YOUR INSTRUCTIONS — Without the pictures, print the lines running from the beginning of the material to the line containing "plt.rcParams['font.family'] = ['Liberation", both ends included.

DATASET CONTENT —
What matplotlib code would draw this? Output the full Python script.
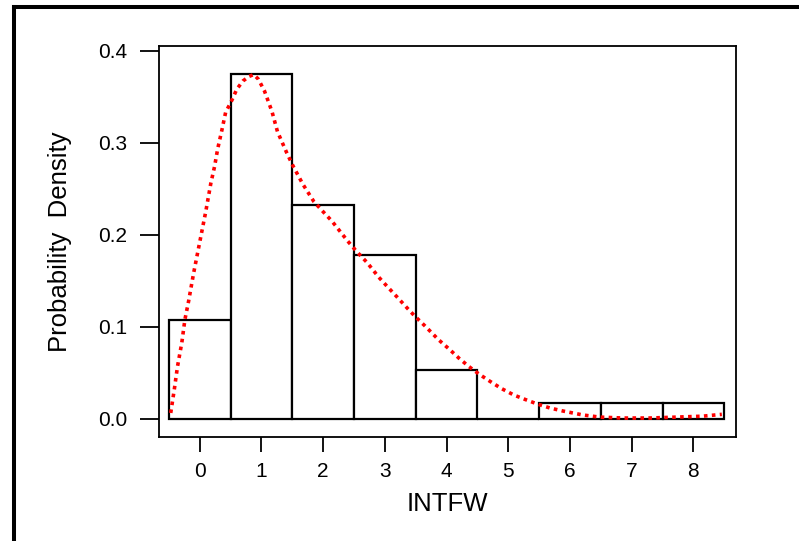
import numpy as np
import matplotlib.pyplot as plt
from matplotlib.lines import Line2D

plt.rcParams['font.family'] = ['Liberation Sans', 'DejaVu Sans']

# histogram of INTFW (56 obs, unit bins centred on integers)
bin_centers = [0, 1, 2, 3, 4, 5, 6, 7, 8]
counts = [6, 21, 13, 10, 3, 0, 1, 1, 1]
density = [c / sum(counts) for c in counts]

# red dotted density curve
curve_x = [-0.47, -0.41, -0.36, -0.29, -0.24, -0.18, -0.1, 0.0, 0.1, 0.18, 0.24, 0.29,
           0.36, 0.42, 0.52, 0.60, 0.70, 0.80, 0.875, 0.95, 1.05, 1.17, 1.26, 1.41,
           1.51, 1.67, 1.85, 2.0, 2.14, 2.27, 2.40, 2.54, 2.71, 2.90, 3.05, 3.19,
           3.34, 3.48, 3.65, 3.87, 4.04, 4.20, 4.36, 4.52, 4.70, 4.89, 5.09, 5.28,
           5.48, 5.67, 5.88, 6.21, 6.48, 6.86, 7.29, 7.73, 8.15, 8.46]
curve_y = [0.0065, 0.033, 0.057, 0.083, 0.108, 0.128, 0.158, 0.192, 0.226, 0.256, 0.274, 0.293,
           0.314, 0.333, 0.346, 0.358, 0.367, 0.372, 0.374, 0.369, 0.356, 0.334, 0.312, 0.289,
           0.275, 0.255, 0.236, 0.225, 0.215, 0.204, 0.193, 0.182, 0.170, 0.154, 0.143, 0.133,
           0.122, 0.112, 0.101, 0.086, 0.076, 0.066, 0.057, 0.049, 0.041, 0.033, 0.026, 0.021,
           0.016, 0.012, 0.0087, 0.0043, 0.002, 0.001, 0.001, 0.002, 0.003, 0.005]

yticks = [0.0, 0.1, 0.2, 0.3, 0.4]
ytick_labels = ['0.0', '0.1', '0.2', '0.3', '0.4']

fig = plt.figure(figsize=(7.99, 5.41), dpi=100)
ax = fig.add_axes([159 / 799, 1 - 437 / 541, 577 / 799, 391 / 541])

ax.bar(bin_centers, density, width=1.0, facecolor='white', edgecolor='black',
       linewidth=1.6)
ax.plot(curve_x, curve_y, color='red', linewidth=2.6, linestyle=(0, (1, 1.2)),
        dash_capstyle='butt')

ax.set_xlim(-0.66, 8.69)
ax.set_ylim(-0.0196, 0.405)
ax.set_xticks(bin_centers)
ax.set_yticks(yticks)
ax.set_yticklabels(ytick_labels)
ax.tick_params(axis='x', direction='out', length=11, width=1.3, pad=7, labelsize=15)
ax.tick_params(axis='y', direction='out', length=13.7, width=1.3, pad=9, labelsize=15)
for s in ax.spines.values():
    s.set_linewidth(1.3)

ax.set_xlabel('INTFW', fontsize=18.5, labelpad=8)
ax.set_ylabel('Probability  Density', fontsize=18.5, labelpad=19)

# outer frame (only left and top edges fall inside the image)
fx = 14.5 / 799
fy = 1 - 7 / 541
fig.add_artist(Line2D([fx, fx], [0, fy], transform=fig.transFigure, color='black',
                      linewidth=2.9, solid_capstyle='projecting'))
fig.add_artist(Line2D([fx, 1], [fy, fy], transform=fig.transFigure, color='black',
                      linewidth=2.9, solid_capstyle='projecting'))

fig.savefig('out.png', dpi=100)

SOLUTION TO THIS TASK —
What matplotlib code would draw this? Output the full Python script.
import numpy as np
import matplotlib.pyplot as plt
from matplotlib.lines import Line2D

plt.rcParams['font.family'] = ['Liberation Sans', 'DejaVu Sans']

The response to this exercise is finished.